More importantly, the spirit of the engineers, who had the single-minded goal of building the best driver’s car in the world, will live on as well.
It was in 2000 that Lexus engineer Haruhiko Tanahashi first assembled a team of engineers and launched the LFA project. Originally conceived as an exercise in lightweight construction, the requirements of the LFA project changed numerous times during the car’s decade-long gestation and also came close to being canceled on a number of occasions.
Lexus’ perseverance paid off, with the LFA Nürburgring Edition completing a lap of the notorious Nürburgring-Nordschleife in just 7:14.64, and all 500 LFAs, despite being priced at a staggering $375,000, selling out within the car’s short production run. Both feats are impressive considering the LFA was never the most powerful, quickest shifting or quickest accelerating car for the money.
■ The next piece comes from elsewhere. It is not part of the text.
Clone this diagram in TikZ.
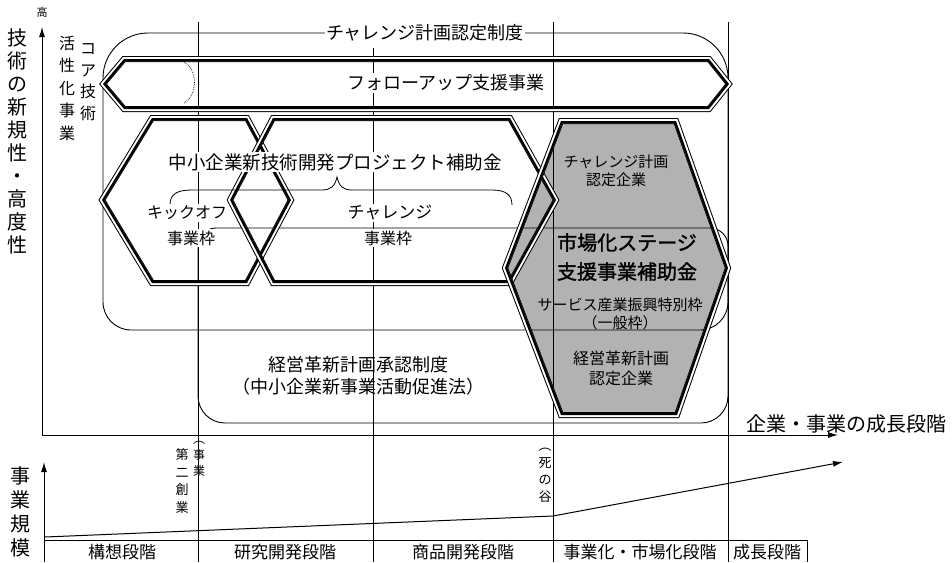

In case you’ve forgotten, the LFA came with it a 4.8-liter V-10 with a redline of 9,000 rpm and a peak output of 552 horsepower and 354 pound-feet of torque. Drive was sent to the rear wheels via a six-speed sequential gearbox and a Torsen limited-slip differential. Official performance estimates were a 0-60 mph time of 3.7 seconds and a top speed of 202 mph. The LFA Nürburgring Edition boosted output by 10 horsepower and cut the shift times of the gearbox to just 0.15 of a second.
We’d like to join Lexus in saluting its LFA and are glad that it helped lift the benchmark for the supercars of tomorrow.